Bernstein a abandonné les catégories de pensée du prolétariat révolutionnaire, la dialectique et la conception matérialistes de l’histoire ; or, c’est à elles qu’il doit les circonstances atténuantes de son revirement. Car seules la dialectique et la conception matérialistes de l’histoire peuvent le faire apparaître, dans leur grande magnanimité, pour ce qu’il a été inconsciemment : l’instrument prédestiné qui, en révélant à la classe ouvrière une défaillance passagère de son élan, l’a forcée à le rejeter loin d’elle d’un geste de mépris railleur((La première édition se terminait par les deux paragraphes suivants que Rosa Luxemburg a supprimés parce qu’ils ne lui paraissaient plus opportuns. Nous en donnons ici la traduction :
» Nous avons dit : le mouvement devient socialiste en corrigeant les déviations anarchistes et opportunistes qui sont un produit inévitable de sa croissance. Mais les surmonter ne signifie pas laisser tout faire en toute tranquillité comme il plaît à Dieu. Surmonter le courant opportuniste actuel signifie le rejeter.

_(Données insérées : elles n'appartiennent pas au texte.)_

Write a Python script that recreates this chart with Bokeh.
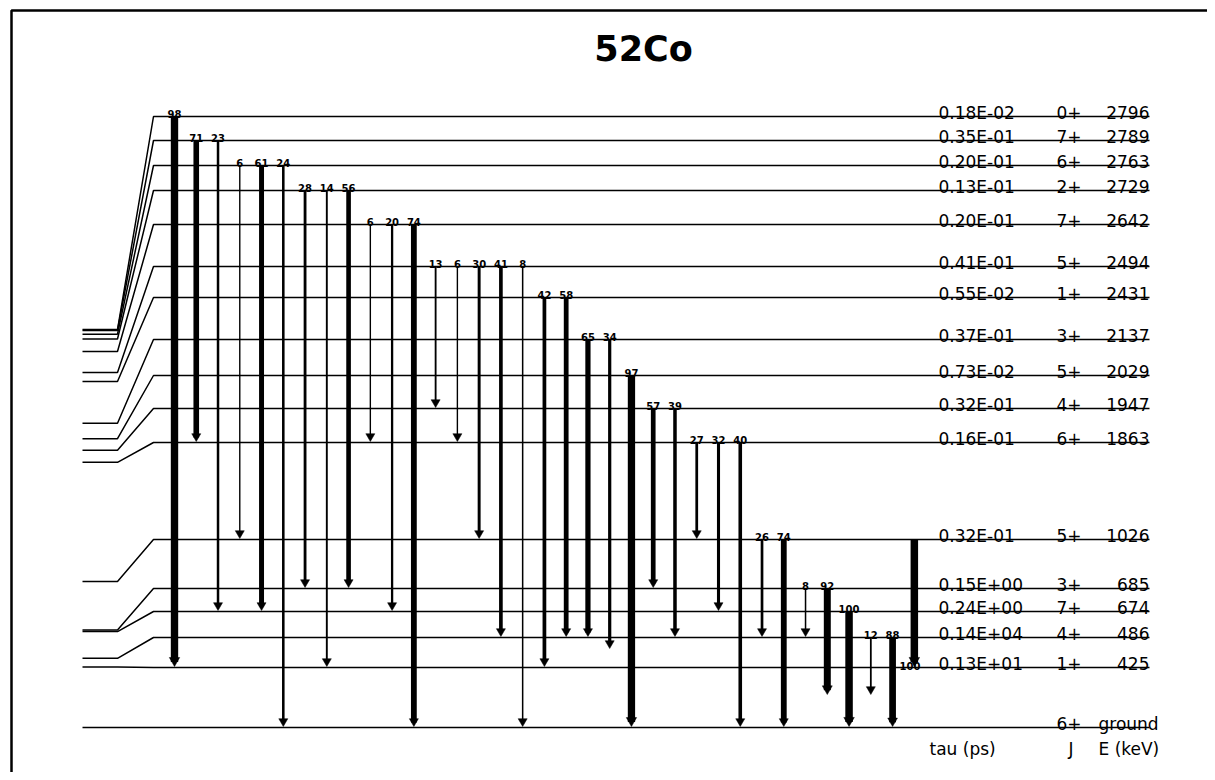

Bernstein termine son livre par le conseil donné au parti : qu’il ose paraître ce qu’il est : c’est-à-dire un parti réformiste, socialiste et démocrate. Le parti, c’est-à-dire son organe suprême, le Congrès devrait, à notre avis, suivre ce conseil en proposant à Bernstein de paraître à son tour ce qu’il est : un progressiste démocrate petit-bourgeois. »
Ce passage indique donc que Rosa Luxemburg jugeait opportune, en 1899, l’exclusion de Bernstein et des révisionnistes. En 1908 cette exigence avait perdu toute actualité, le révisionnisme semblait définitivement vaincu.)).